**EXERCISE INPUTS:**
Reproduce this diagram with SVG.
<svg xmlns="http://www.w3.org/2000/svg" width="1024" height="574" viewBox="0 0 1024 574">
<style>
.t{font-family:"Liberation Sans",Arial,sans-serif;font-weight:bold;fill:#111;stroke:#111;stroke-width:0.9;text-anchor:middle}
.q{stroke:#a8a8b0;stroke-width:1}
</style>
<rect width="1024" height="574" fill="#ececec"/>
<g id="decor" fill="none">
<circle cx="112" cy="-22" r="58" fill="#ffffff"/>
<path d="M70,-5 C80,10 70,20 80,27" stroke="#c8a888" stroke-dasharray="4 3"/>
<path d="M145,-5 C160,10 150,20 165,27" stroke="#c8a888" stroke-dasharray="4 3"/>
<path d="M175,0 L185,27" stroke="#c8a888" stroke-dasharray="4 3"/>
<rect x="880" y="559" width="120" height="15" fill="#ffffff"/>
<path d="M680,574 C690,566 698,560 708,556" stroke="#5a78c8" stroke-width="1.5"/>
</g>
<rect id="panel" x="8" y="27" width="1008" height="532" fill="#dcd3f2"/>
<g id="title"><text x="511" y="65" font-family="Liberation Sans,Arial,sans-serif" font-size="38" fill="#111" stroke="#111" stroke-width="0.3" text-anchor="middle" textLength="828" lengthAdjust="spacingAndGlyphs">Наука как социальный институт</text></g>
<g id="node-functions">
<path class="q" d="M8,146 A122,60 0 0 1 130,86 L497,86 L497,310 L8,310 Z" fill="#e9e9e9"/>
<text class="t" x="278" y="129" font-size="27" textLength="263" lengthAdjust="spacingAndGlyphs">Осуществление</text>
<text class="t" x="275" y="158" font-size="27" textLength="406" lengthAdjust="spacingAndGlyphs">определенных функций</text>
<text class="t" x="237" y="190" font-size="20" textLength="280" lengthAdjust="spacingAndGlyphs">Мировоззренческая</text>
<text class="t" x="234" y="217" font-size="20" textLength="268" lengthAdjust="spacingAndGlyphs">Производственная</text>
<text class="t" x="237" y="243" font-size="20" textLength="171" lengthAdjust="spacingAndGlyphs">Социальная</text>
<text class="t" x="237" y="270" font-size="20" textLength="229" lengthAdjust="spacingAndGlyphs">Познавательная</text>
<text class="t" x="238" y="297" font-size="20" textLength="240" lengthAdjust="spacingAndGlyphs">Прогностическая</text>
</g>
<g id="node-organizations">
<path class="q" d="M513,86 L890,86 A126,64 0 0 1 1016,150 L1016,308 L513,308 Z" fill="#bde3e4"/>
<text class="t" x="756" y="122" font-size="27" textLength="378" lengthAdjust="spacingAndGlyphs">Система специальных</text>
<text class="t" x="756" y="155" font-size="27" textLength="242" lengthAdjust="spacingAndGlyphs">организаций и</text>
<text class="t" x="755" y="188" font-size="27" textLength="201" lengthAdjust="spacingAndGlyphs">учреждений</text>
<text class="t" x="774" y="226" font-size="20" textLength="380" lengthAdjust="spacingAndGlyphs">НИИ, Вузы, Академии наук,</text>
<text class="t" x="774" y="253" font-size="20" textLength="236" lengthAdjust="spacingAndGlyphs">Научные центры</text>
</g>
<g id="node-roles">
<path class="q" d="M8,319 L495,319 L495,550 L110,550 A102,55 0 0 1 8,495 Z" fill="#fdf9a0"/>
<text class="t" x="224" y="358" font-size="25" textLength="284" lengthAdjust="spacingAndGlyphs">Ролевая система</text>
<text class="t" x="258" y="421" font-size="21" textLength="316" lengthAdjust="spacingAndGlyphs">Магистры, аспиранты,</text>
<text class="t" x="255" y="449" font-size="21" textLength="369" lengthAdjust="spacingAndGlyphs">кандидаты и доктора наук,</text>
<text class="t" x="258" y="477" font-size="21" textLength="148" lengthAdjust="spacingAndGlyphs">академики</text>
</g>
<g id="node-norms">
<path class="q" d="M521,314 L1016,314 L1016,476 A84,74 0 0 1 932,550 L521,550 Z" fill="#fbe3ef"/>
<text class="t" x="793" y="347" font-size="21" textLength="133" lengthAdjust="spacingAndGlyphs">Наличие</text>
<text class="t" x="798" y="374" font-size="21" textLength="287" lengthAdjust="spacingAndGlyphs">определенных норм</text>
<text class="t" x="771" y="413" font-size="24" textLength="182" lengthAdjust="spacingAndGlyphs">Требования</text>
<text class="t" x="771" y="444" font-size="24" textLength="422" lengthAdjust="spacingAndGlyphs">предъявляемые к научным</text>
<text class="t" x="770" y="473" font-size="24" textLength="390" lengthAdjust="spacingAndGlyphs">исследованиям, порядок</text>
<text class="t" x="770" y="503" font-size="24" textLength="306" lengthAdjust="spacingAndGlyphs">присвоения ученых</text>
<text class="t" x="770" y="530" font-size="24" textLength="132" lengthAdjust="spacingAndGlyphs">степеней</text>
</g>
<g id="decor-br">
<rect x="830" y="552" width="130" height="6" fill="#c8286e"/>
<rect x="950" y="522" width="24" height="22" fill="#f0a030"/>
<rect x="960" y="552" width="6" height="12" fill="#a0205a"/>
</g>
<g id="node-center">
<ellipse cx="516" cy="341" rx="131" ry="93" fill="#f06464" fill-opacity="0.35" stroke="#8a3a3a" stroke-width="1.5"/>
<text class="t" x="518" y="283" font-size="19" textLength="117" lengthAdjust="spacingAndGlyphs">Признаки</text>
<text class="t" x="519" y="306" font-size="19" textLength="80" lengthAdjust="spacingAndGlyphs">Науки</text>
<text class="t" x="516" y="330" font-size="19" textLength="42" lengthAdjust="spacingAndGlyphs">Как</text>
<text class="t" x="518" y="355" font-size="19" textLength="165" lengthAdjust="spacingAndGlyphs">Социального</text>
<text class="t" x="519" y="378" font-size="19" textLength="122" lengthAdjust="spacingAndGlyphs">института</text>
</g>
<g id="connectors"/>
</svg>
==
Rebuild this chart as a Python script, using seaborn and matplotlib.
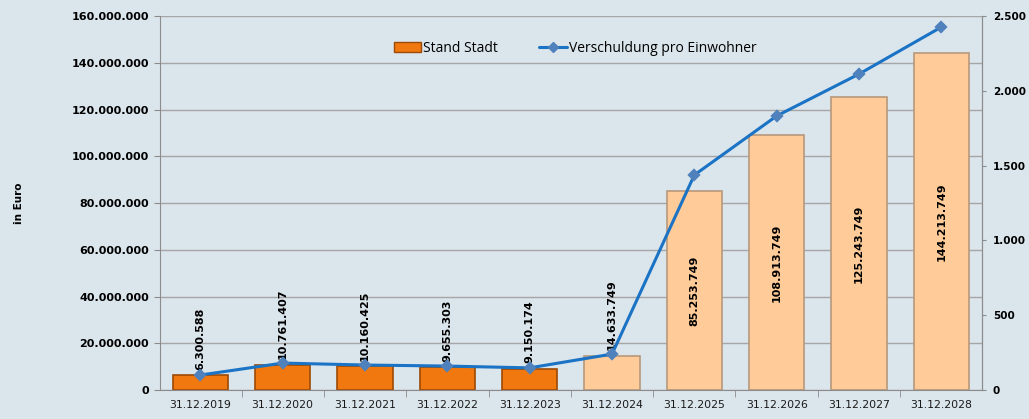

**GIVEN INSTRUCTION:** Among the entries above, how many lines hold the string "this"? Respond with nothing but the number.

**SOLVED EXERCISE:** 2